Sunday, January 1, 2012

I'm back baby!

So Rebecca has been on the "down low" (yes please give me some street cred for that) for some time but it's time to dust off those computer keys and bring back some laughter into all your lives!

A NewYear and I am confident there will be tons of craziness in 2012 to write about so I need to flex up the dragon nailed fingers and let's get back into this.

A slight recap of some of the more notorious articles of 2011 that I am sure you all read way to much about when they happened so I won't say much about them other than a few Rebecca nuggets.

Lindsay Lohan - girrrlll, you went from being a cute freckled little thing in Parent Trap to a messed up, methed up, teeth jacked up, over bleached dried out bale of hay looking haired thing that clearly needs to just lay low for awhile.  So do us a favor in 2012 and stay home with your junkie self and do all the drugs you want - just stop flaunting it in public and making yourself look like a high dollar crackhead.

Kardashians - I lump you all into one because let's face it, there isn't much that one of you does that ALL of you are not involved in.  You must get group rates for botox, brazilians and eyebrow waxing.  If only Bruce hadn't gone off and branched away from the family surgeon and gotten himself all jacked up looking like he's made of the same "plastic fantastic" shit that Stretch Armstrong was in the 70's.  But back to the ladies (and yes I use that term loosely).  I'm not sure what the fascination is with the two wanting nothing but black athletes, but I can understand that a lot more than Kourtney and her yuppie want to be baby daddy Scott.  I want to believe that boy is blind since he dresses like a yuppie designer in the 1980's threw up all over him.  I mean what does she see in that douche bag? He dresses like an nerd with ADHD, spend even 5 minutes with him and you will feel like you need to take a shower, and Kourtney actually spend enough time with this guy to get pregnant with his child?  At least there is one up side to it all - when the kid gets a few years older him and Scott will have plenty to do since they will both be on the same maturity level.

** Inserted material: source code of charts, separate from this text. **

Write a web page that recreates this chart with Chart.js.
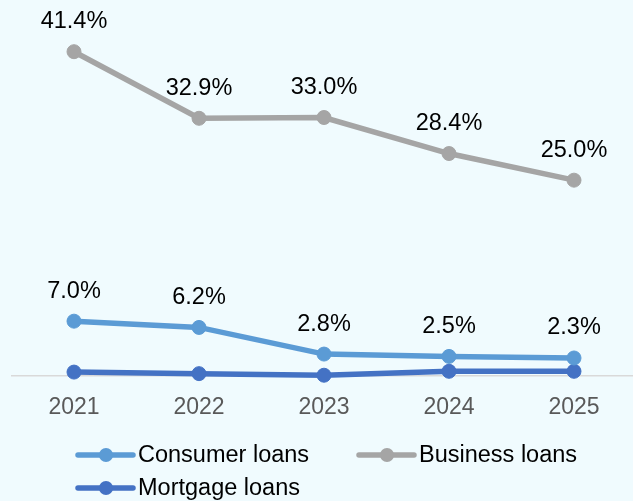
<!DOCTYPE html>
<html>
<head>
<meta charset="utf-8">
<script src="https://cdn.jsdelivr.net/npm/chart.js@4"></script>
<style>
  html, body { margin: 0; padding: 0; background: #F0FBFE; overflow: hidden; }
  #wrap { width: 640px; height: 501px; position: relative; }
</style>
</head>
<body>
<div id="wrap"><canvas id="loansChart"></canvas></div>
<script>
const years = ['2021', '2022', '2023', '2024', '2025'];
const consumerLoans = [7.0, 6.2, 2.8, 2.5, 2.3];
const businessLoans = [41.4, 32.9, 33.0, 28.4, 25.0];
const mortgageLoans = [0.5, 0.3, 0.1, 0.6, 0.6];

const FONT = '"Liberation Sans", Arial, sans-serif';

// value labels above the points of the labelled series
const valueLabels = {
  id: 'valueLabels',
  afterDatasetsDraw(chart) {
    const ctx = chart.ctx;
    ctx.save();
    ctx.font = '23.5px ' + FONT;
    ctx.fillStyle = '#000';
    ctx.textAlign = 'center';
    ctx.textBaseline = 'middle';
    chart.data.datasets.forEach((ds, i) => {
      if (!ds.showValues) return;
      chart.getDatasetMeta(i).data.forEach((pt, j) => {
        ctx.fillText(ds.data[j].toFixed(1) + '%', pt.x, pt.y - 30);
      });
    });
    ctx.restore();
  }
};

// line + dot legend, two items per row, left aligned
const lineLegend = {
  id: 'lineLegend',
  afterDraw(chart) {
    const ctx = chart.ctx;
    const cols = [78, 359];
    const rows = [455, 488];
    ctx.save();
    ctx.font = '23.5px ' + FONT;
    ctx.textAlign = 'left';
    ctx.textBaseline = 'middle';
    chart.data.datasets.forEach((ds, i) => {
      const x = cols[i % 2];
      const y = rows[Math.floor(i / 2)];
      ctx.strokeStyle = ds.borderColor;
      ctx.lineWidth = 5.5;
      ctx.lineCap = 'round';
      ctx.beginPath();
      ctx.moveTo(x, y);
      ctx.lineTo(x + 55, y);
      ctx.stroke();
      ctx.fillStyle = ds.borderColor;
      ctx.beginPath();
      ctx.arc(x + 28, y, 7, 0, Math.PI * 2);
      ctx.fill();
      ctx.fillStyle = '#000';
      ctx.fillText(ds.label, x + 60, y + 1);
    });
    ctx.restore();
  }
};

function lineSet(label, data, color, showValues) {
  return {
    label: label,
    data: data,
    borderColor: color,
    backgroundColor: color,
    borderWidth: 5.5,
    pointRadius: 7,
    pointBorderWidth: 1,
    pointBackgroundColor: color,
    pointBorderColor: color,
    tension: 0,
    clip: false,
    showValues: showValues
  };
}

new Chart(document.getElementById('loansChart'), {
  type: 'line',
  data: {
    labels: years,
    datasets: [
      lineSet('Consumer loans', consumerLoans, '#5B9BD5', true),
      lineSet('Business loans', businessLoans, '#A5A5A5', true),
      lineSet('Mortgage loans', mortgageLoans, '#4472C4', false)
    ]
  },
  options: {
    responsive: true,
    maintainAspectRatio: false,
    animation: false,
    layout: { autoPadding: false, padding: { left: 11.5, right: 3.5, top: 0, bottom: 0 } },
    plugins: {
      legend: { display: false },
      tooltip: { enabled: false }
    },
    scales: {
      x: {
        offset: true,
        grid: { display: false, drawTicks: false },
        border: { display: true, color: '#D9D9D9', width: 1.5 },
        ticks: {
          color: '#595959',
          font: { family: FONT, size: 23 },
          padding: 18
        },
        afterFit: (scale) => { scale.height = 125; }
      },
      y: {
        display: false,
        min: 0,
        max: 48
      }
    }
  },
  plugins: [valueLabels, lineLegend]
});
</script>
</body>
</html>
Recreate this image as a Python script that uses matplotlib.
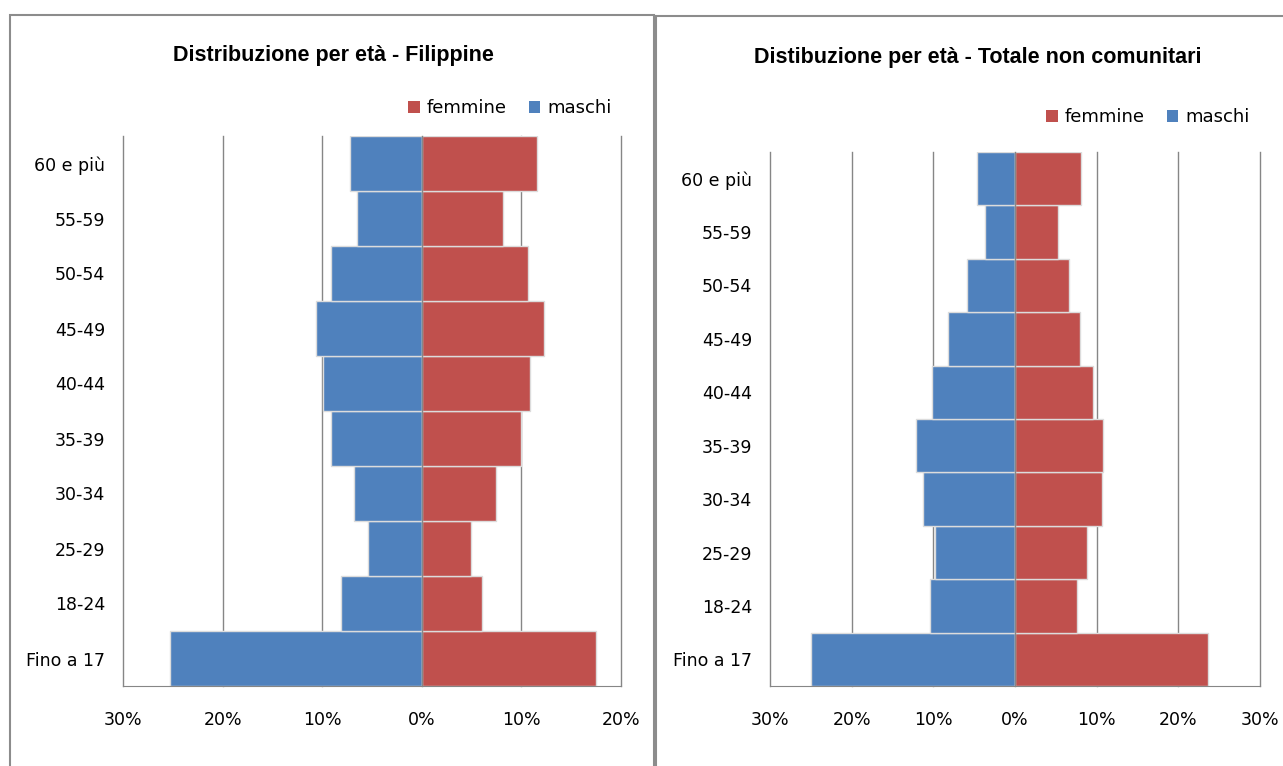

Charlie Sheen - not going to even waste my precious manicured fingers to type about him....Lord knows we have seen and heard enough about him to last us through 2012.

Bin Laden - it took us awhile, it wasn't very pretty, but we finally got ya.

Casey Anthony - let's just get down to the basics.  She DID IT, we all know she DID IT, she knows she DID IT, and when she dies, her and OJ can sit together in Hell talking about how the DID IT.

And those are just five of some of the thousands of "f-d up" stories of 2011.  I could go into detail on all the celebrity breakups (yawn), or the extreme weather that occurred (even Rebecca has a moral compass and knows that's off limits as far as humor), or all the politicians that got caught with their weiners out (yes, that was a classic weiner joke).  But we have all year for those type of things too look back on and I'm sure many more in 2012.

So here's to a great, CRAZY 2012 Bitches!!!

And that's the latest from Rebecca....keeping it real.